DATASET EXCERPT:
============================================================
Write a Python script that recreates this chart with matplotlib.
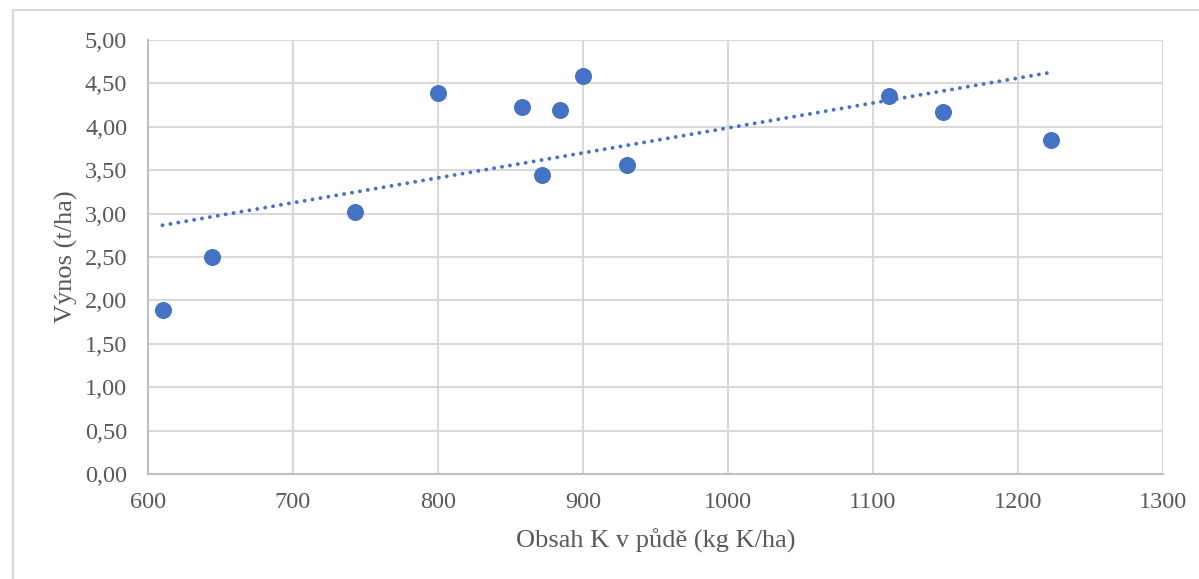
import numpy as np
import matplotlib
matplotlib.use("Agg")
import matplotlib.pyplot as plt
from matplotlib.patches import Rectangle
from matplotlib.ticker import FuncFormatter, MultipleLocator

# Data
k_content = [610, 644, 743, 800, 858, 872, 884, 900, 930, 1111, 1148, 1223]
yield_t = [1.89, 2.50, 3.02, 4.39, 4.23, 3.44, 4.19, 4.58, 3.56, 4.35, 4.17, 3.85]
x_label = "Obsah K v půdě (kg K/ha)"
y_label = "Výnos (t/ha)"

W, H = 1199, 579
fig = plt.figure(figsize=(W / 100, H / 100), dpi=100)
fig.patch.set_facecolor("white")

# outer chart frame
fig.patches.append(Rectangle((13 / W, -20 / H), (W + 20) / W, 1 + 10 / H, transform=fig.transFigure,
                             fill=False, edgecolor="#d9d9d9", linewidth=1.5))

L, R, T, B = 148, 1163, 40, 474
ax = fig.add_axes([L / W, 1 - B / H, (R - L) / W, (B - T) / H])

fam = ["Liberation Serif", "DejaVu Serif"]
plt.rcParams["font.family"] = fam
tc = "#595959"

ax.scatter(k_content, yield_t, s=150, color="#4472c4", zorder=3, linewidths=0)

coef = np.polyfit(k_content, yield_t, 1)
xs = np.array([min(k_content), max(k_content)])
ax.plot(xs, np.polyval(coef, xs), color="#4472c4", lw=2.8,
        dashes=(0.01, 2.05), dash_capstyle="round", zorder=2)

ax.set_xlim(600, 1300)
ax.set_ylim(0, 5)
ax.xaxis.set_major_locator(MultipleLocator(100))
ax.yaxis.set_major_locator(MultipleLocator(0.5))
ax.yaxis.set_major_formatter(FuncFormatter(lambda v, p: f"{v:.2f}".replace(".", ",")))
ax.grid(True, color="#d9d9d9", lw=1.5)
ax.set_axisbelow(True)
for s in ["top", "right"]:
    ax.spines[s].set_visible(False)
for s in ["left", "bottom"]:
    ax.spines[s].set_color("#bfbfbf")
    ax.spines[s].set_linewidth(1.5)
ax.tick_params(axis="y", length=0, pad=15, labelsize=17.5, labelcolor=tc)
ax.tick_params(axis="x", length=0, pad=13, labelsize=17.5, labelcolor=tc)
for lab in ax.get_xticklabels() + ax.get_yticklabels():
    lab.set_fontfamily(fam)

ax.set_xlabel(x_label, fontsize=19, color=tc, fontfamily=fam, labelpad=11)
ax.set_ylabel(y_label, fontsize=19, color=tc, fontfamily=fam, labelpad=5)

fig.savefig("out.png", dpi=100)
============================================================
AIM OF THE TASK: Please take the lines from the beginning of the data above through the line holding "from matplotlib.ticker import" and transcribe them exactly, without any pictures.

RESPONSE BELOW:
Write a Python script that recreates this chart with matplotlib.
import numpy as np
import matplotlib
matplotlib.use("Agg")
import matplotlib.pyplot as plt
from matplotlib.patches import Rectangle
from matplotlib.ticker import FuncFormatter, MultipleLocator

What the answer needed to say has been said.